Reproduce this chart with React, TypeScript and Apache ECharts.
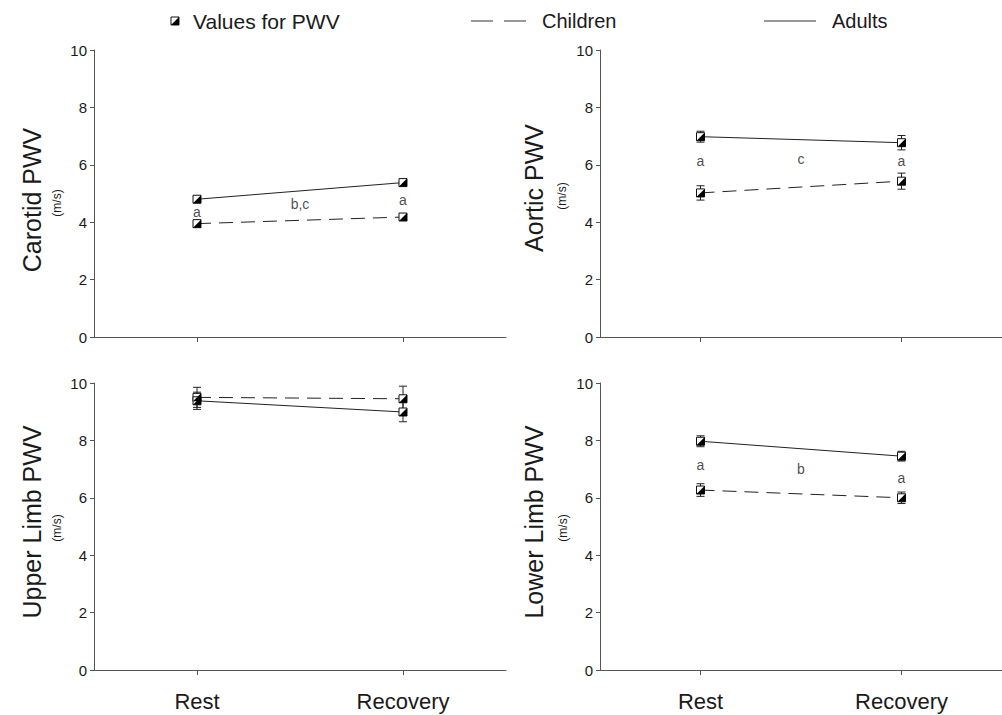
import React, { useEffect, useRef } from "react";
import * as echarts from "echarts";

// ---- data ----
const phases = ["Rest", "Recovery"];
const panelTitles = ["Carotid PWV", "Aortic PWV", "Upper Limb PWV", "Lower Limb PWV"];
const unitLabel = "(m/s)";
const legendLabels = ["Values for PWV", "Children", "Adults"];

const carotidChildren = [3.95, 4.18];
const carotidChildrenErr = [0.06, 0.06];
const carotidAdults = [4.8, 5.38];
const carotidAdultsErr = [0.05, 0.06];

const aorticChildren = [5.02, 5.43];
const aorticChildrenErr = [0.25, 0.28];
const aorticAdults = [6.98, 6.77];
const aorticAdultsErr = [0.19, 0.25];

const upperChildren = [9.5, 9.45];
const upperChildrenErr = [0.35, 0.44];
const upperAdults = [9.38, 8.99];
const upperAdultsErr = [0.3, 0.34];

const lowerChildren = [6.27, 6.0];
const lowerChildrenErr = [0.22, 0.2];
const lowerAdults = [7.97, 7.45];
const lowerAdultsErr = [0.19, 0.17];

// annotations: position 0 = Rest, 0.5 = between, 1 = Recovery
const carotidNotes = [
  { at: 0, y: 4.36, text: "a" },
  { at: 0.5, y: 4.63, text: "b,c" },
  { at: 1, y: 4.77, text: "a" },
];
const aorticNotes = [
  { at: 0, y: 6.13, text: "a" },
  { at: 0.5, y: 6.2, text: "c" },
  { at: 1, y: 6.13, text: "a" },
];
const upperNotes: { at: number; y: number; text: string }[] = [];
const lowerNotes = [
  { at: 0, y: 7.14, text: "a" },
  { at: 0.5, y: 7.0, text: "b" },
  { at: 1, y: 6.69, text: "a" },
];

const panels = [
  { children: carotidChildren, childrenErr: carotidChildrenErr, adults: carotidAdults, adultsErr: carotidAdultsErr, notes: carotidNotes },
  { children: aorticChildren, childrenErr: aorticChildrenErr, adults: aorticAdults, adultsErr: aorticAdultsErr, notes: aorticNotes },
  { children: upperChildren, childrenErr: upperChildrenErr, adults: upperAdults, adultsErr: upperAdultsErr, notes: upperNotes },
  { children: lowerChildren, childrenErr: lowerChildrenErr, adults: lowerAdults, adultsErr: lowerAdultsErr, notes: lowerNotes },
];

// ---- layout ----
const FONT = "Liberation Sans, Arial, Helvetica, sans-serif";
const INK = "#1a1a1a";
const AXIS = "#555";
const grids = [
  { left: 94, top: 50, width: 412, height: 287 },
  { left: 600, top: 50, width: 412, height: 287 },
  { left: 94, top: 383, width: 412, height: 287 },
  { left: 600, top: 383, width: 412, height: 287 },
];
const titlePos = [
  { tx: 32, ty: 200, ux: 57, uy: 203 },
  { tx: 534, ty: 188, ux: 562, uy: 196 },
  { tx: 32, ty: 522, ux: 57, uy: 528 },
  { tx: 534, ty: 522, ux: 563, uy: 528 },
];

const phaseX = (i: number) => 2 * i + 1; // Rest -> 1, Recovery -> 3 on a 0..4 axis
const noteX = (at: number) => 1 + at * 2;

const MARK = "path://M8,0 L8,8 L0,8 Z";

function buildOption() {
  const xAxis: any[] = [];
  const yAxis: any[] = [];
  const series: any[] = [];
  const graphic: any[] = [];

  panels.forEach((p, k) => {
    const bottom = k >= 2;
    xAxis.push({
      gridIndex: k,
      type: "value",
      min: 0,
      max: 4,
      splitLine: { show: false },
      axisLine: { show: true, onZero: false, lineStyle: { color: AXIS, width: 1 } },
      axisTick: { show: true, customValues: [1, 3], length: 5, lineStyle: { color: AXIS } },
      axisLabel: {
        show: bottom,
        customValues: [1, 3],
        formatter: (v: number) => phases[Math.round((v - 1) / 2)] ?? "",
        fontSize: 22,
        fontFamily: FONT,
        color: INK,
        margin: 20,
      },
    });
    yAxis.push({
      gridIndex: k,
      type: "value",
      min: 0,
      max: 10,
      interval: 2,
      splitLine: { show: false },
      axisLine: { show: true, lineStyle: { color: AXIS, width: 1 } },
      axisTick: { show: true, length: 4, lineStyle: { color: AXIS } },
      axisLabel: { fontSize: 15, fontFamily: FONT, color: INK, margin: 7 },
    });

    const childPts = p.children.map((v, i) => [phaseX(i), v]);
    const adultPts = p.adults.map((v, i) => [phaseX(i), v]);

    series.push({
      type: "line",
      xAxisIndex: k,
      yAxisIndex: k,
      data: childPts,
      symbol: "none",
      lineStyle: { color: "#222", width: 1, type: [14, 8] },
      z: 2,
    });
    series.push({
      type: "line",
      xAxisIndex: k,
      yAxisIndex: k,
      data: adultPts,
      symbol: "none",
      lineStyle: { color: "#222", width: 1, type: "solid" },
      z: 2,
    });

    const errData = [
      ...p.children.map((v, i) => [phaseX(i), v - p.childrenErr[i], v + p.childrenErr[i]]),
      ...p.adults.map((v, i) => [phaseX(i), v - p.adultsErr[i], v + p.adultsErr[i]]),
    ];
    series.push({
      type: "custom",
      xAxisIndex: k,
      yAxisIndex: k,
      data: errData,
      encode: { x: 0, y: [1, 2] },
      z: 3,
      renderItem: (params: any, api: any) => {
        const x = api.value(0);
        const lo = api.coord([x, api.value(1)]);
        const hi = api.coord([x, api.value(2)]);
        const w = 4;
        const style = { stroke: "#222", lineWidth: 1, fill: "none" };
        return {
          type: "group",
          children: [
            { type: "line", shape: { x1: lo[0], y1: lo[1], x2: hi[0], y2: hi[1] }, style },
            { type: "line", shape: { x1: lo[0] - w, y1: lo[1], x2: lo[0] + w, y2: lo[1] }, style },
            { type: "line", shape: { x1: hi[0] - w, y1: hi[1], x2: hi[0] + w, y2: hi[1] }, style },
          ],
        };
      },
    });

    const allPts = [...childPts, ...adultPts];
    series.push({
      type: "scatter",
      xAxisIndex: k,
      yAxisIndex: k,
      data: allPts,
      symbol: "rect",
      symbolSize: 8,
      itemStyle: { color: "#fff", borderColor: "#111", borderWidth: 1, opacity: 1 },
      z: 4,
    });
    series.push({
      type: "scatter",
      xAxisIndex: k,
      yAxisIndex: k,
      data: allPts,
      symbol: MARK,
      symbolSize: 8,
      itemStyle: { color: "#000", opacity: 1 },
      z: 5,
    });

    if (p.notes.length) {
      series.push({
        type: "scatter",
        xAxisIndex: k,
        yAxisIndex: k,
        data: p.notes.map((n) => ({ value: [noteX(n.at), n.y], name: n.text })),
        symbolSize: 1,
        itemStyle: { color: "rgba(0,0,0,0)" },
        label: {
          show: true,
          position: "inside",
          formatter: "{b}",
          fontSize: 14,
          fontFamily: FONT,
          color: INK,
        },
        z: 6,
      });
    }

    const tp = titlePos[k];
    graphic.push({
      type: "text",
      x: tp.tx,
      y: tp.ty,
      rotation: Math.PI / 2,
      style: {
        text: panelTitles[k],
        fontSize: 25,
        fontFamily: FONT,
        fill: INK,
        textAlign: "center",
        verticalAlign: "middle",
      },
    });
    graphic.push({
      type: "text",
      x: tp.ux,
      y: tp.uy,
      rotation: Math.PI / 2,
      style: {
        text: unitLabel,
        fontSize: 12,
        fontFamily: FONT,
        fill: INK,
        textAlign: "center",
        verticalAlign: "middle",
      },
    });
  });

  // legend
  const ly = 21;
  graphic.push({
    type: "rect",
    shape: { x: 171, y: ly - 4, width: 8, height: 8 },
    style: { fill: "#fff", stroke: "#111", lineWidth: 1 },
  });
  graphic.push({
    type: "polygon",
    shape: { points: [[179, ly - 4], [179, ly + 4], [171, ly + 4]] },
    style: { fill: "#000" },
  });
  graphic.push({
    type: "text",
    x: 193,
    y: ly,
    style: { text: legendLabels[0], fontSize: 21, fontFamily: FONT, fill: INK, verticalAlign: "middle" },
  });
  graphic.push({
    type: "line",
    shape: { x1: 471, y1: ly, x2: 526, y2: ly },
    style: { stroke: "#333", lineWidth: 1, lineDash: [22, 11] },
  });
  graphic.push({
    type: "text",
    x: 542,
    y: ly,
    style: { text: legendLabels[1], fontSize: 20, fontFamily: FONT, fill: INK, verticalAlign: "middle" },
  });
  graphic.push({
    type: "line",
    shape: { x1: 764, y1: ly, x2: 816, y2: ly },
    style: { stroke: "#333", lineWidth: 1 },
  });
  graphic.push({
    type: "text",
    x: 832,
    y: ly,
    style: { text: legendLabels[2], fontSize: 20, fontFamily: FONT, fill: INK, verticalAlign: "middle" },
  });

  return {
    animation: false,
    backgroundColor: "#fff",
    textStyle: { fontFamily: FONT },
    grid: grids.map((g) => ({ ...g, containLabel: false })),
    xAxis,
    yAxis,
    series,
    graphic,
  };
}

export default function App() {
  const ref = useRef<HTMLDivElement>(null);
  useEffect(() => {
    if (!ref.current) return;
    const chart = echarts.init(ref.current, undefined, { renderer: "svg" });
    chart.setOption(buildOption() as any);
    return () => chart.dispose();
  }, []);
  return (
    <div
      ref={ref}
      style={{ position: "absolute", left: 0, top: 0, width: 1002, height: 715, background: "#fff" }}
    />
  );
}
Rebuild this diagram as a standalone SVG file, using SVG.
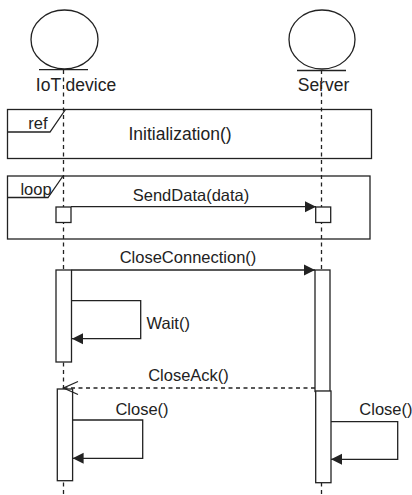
..............................
* **Given exercise**: Without any pictures, reproduce the lines from the first one in the material through the line that has "import * as", exactly as they appear.

* **Right answer**:
Reproduce this chart with React, TypeScript and Apache ECharts.
import React, { useEffect, useRef } from "react";
import * as echarts from "echarts";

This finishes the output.